▸ AIM OF THE TASK:
Give again, word for word, the lines below that run from the line with "What matplotlib code" through the line with "plt.rcParams['font.family'] = ['Liberation". Drop the pictures.

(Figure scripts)
-----
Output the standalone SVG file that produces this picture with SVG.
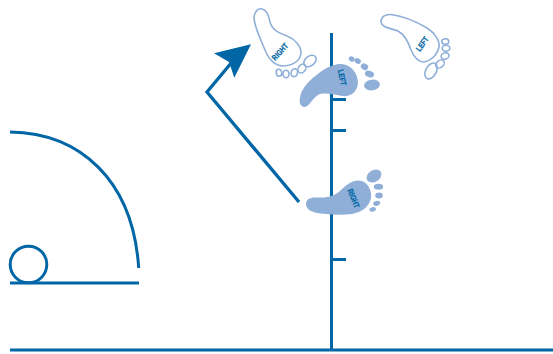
<svg xmlns="http://www.w3.org/2000/svg" width="553" height="354" viewBox="0 0 553 354">
<style>
.ln{fill:none;stroke:#0066a6;stroke-width:3}
.fill{fill:#8fafd9}
.out{fill:none;stroke:#8fafd9;stroke-width:1.6}
.lb{font-family:"Liberation Sans",Arial,sans-serif;font-weight:700;font-size:8px;fill:#0066a6;stroke:#0066a6;stroke-width:.25;text-anchor:middle}
</style>
<g id="connectors">
<path class="ln" d="M10 350H553M331.500 33V351M331.500 99.500H346M331.500 130.500H346M331.500 259.500H346"/>
<path class="ln" d="M299 202L207 92L232 62" stroke-width="3.300" style="stroke-width:3.300"/>
<path d="M251 44.300L214 53.300L229 62L234.300 77.700Z" fill="#0066a6"/>
</g>
<g id="field">
<path class="ln" d="M10 132C80 133 133 180 138.700 268"/>
<path class="ln" d="M10 283H139"/>
<circle class="ln" cx="28.500" cy="264.500" r="18.300"/>
</g>
<g id="foot-left-filled">
<path class="fill" d="M300 98C301 90 306 84 314 77C322 70 333 63 342 64C351 65 358 73 358 83C357 93 350 97 342 96C332 94 323 92 318 95C312 99 309 107 304 107C300 106 299 102 300 98Z"/>
<ellipse class="fill" cx="372" cy="85" rx="8" ry="5.300" transform="rotate(-8 372 85)"/>
<ellipse class="fill" cx="369.500" cy="74" rx="4.700" ry="3.200" transform="rotate(20 369.500 74)"/>
<ellipse class="fill" cx="364.500" cy="66.700" rx="3.800" ry="3.100" transform="rotate(30 364.500 66.700)"/>
<ellipse class="fill" cx="357.700" cy="61" rx="3.300" ry="2.700" transform="rotate(30 357.700 61)"/>
<ellipse class="fill" cx="351.700" cy="59" rx="3" ry="2.500" transform="rotate(30 351.700 59)"/>
<text class="lb" transform="translate(339.300 78) rotate(78) scale(.8 1)">LEFT</text>
</g>
<g id="foot-right-filled">
<path class="fill" d="M306 204C306 199 310 197 318 197.500C328 198 335 196 342 189C349 182 356 179 362 181C369 184 372 192 371 198C369 207 362 212 352 214C340 215.500 325 214.500 315 212.500C309 211 306 208 306 204Z"/>
<ellipse class="fill" cx="374" cy="176" rx="8" ry="5.800" transform="rotate(-32 374 176)"/>
<ellipse class="fill" cx="378.500" cy="186.700" rx="4.700" ry="3"/>
<ellipse class="fill" cx="379" cy="195.500" rx="3.800" ry="2.900"/>
<ellipse class="fill" cx="376.700" cy="203.300" rx="3.600" ry="2.500" transform="rotate(-15 376.700 203.300)"/>
<ellipse class="fill" cx="372.700" cy="209.300" rx="3.300" ry="2.200" transform="rotate(-15 372.700 209.300)"/>
<text class="lb" transform="translate(351 199.500) rotate(68) scale(.8 1)">RIGHT</text>
</g>
<g id="foot-right-outline">
<path class="out" d="M254 17C255 11 258 8 262 9C267 10 269 16 270 22C272 30 279 33 287 36C295 39 301 46 301 53C300 61 293 65 284 66C275 66 269 60 265 50C261 40 254 27 254 17Z"/>
<ellipse class="out" cx="310" cy="61" rx="7" ry="4.800" transform="rotate(-40 310 61)"/>
<ellipse class="out" cx="302" cy="68.500" rx="3.600" ry="4.800" transform="rotate(35 302 68.500)"/>
<ellipse class="out" cx="294.300" cy="72.700" rx="3.200" ry="4" transform="rotate(15 294.300 72.700)"/>
<ellipse class="out" cx="286" cy="74" rx="3" ry="3.800"/>
<ellipse class="out" cx="279" cy="72.700" rx="2.800" ry="3.500" transform="rotate(-15 279 72.700)"/>
<text class="lb" transform="translate(282 53.500) rotate(-48) scale(.8 1)">RIGHT</text>
</g>
<g id="foot-left-outline">
<path class="out" d="M381 22C381 17 385 14 391 14.500C402 16 417 22 427 28C435 33 440 41 439 47C437 56 430 61 424 62C418 62 414 57 411 50C408 42 405 35 398 31C391 28 382 28 381 22Z"/>
<ellipse class="out" cx="431" cy="71" rx="8.500" ry="5.300" transform="rotate(-62 431 71)"/>
<ellipse class="out" cx="440" cy="64" rx="4.700" ry="3.500" transform="rotate(-40 440 64)"/>
<ellipse class="out" cx="445" cy="56" rx="4" ry="3.200" transform="rotate(-20 445 56)"/>
<ellipse class="out" cx="446" cy="48.300" rx="3.800" ry="3"/>
<ellipse class="out" cx="445.300" cy="41.500" rx="3.500" ry="2.800"/>
<text class="lb" transform="translate(424.500 45.500) rotate(-55) scale(.8 1)">LEFT</text>
</g>
</svg>
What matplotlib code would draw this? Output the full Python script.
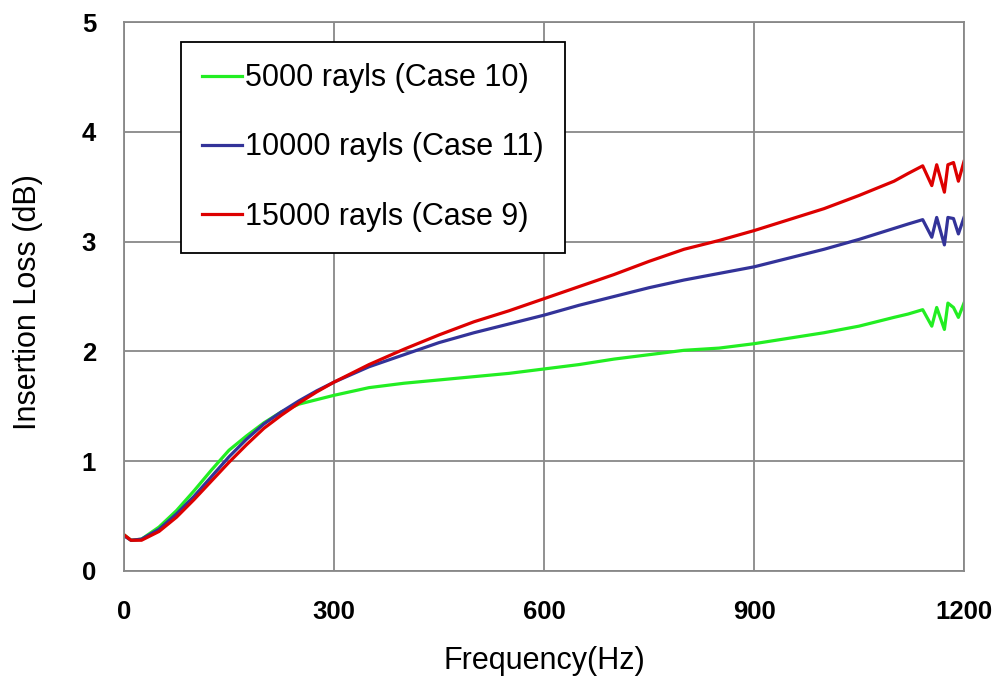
import matplotlib
matplotlib.use("Agg")
import matplotlib.pyplot as plt

plt.rcParams['font.family'] = ['Liberation Sans', 'DejaVu Sans']

freq = [0, 10, 25, 50, 75, 100, 125, 150, 175, 200, 225, 250, 275, 300, 350, 400, 450,
        500, 550, 600, 650, 700, 750, 800, 850, 900, 950, 1000, 1050, 1100, 1120, 1141,
        1154, 1161, 1172, 1177, 1185, 1192, 1200]
il_5000 = [0.33, 0.28, 0.29, 0.40, 0.55, 0.73, 0.92, 1.10, 1.23, 1.35, 1.45, 1.52, 1.56, 1.60,
           1.67, 1.71, 1.74, 1.77, 1.80, 1.84, 1.88, 1.93, 1.97, 2.01, 2.03, 2.07, 2.12, 2.17,
           2.23, 2.31, 2.34, 2.38, 2.23, 2.40, 2.20, 2.44, 2.40, 2.31, 2.44]
il_10000 = [0.32, 0.28, 0.29, 0.38, 0.52, 0.68, 0.86, 1.04, 1.20, 1.34, 1.45, 1.55, 1.64, 1.72,
            1.86, 1.97, 2.08, 2.17, 2.25, 2.33, 2.42, 2.50, 2.58, 2.65, 2.71, 2.77, 2.85, 2.93,
            3.02, 3.12, 3.16, 3.20, 3.04, 3.22, 2.97, 3.22, 3.21, 3.07, 3.22]
il_15000 = [0.33, 0.28, 0.28, 0.36, 0.49, 0.65, 0.82, 0.99, 1.15, 1.30, 1.42, 1.53, 1.63, 1.72,
            1.88, 2.02, 2.15, 2.27, 2.37, 2.48, 2.59, 2.70, 2.82, 2.93, 3.01, 3.10, 3.20, 3.30,
            3.42, 3.55, 3.62, 3.69, 3.51, 3.70, 3.45, 3.70, 3.72, 3.55, 3.73]
labels = ["5000 rayls (Case 10)", "10000 rayls (Case 11)", "15000 rayls (Case 9)"]
colors = ["#22EE22", "#333399", "#DD0000"]
xticks = [0, 300, 600, 900, 1200]
yticks = [0, 1, 2, 3, 4, 5]

fig = plt.figure(figsize=(10.02, 6.79), dpi=100)
ax = fig.add_axes([124/1002, 1-571/679, 840/1002, 549/679])

for y, lab, c in zip([il_5000, il_10000, il_15000], labels, colors):
    ax.plot(freq, y, color=c, lw=2.3, label=lab)

ax.set_xlim(0, 1200)
ax.set_ylim(0, 5)
ax.set_xticks(xticks)
ax.set_yticks(yticks)
ax.grid(True, color="#888888", lw=1.3)
ax.set_axisbelow(True)
for s in ax.spines.values():
    s.set_color("#888888")
    s.set_linewidth(1.3)
ax.tick_params(length=0, labelsize=18.5, pad=20)
ax.tick_params(axis='x', pad=21)
for t in ax.get_xticklabels() + ax.get_yticklabels():
    t.set_fontweight("bold")
ax.set_xlabel("Frequency(Hz)", fontsize=22, va="baseline")
ax.xaxis.set_label_coords(0.5, (571-669)/549)
ax.set_ylabel("Insertion Loss (dB)", fontsize=22, va="baseline")
ax.yaxis.set_label_coords((36-124)/840, (571-302)/549)

leg = ax.legend(loc="upper left", bbox_to_anchor=((181-124)/840, (571-42)/549),
                fontsize=22, frameon=True, fancybox=False, edgecolor="black",
                handlelength=1.3, handletextpad=0.1, labelspacing=1.28,
                borderpad=0.7, borderaxespad=0)
leg.get_frame().set_linewidth(1.3)
leg.get_frame().set_alpha(1)

fig.savefig("out.png", dpi=100)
-----
▸ THE SOLUTION:
What matplotlib code would draw this? Output the full Python script.
import matplotlib
matplotlib.use("Agg")
import matplotlib.pyplot as plt

plt.rcParams['font.family'] = ['Liberation Sans', 'DejaVu Sans']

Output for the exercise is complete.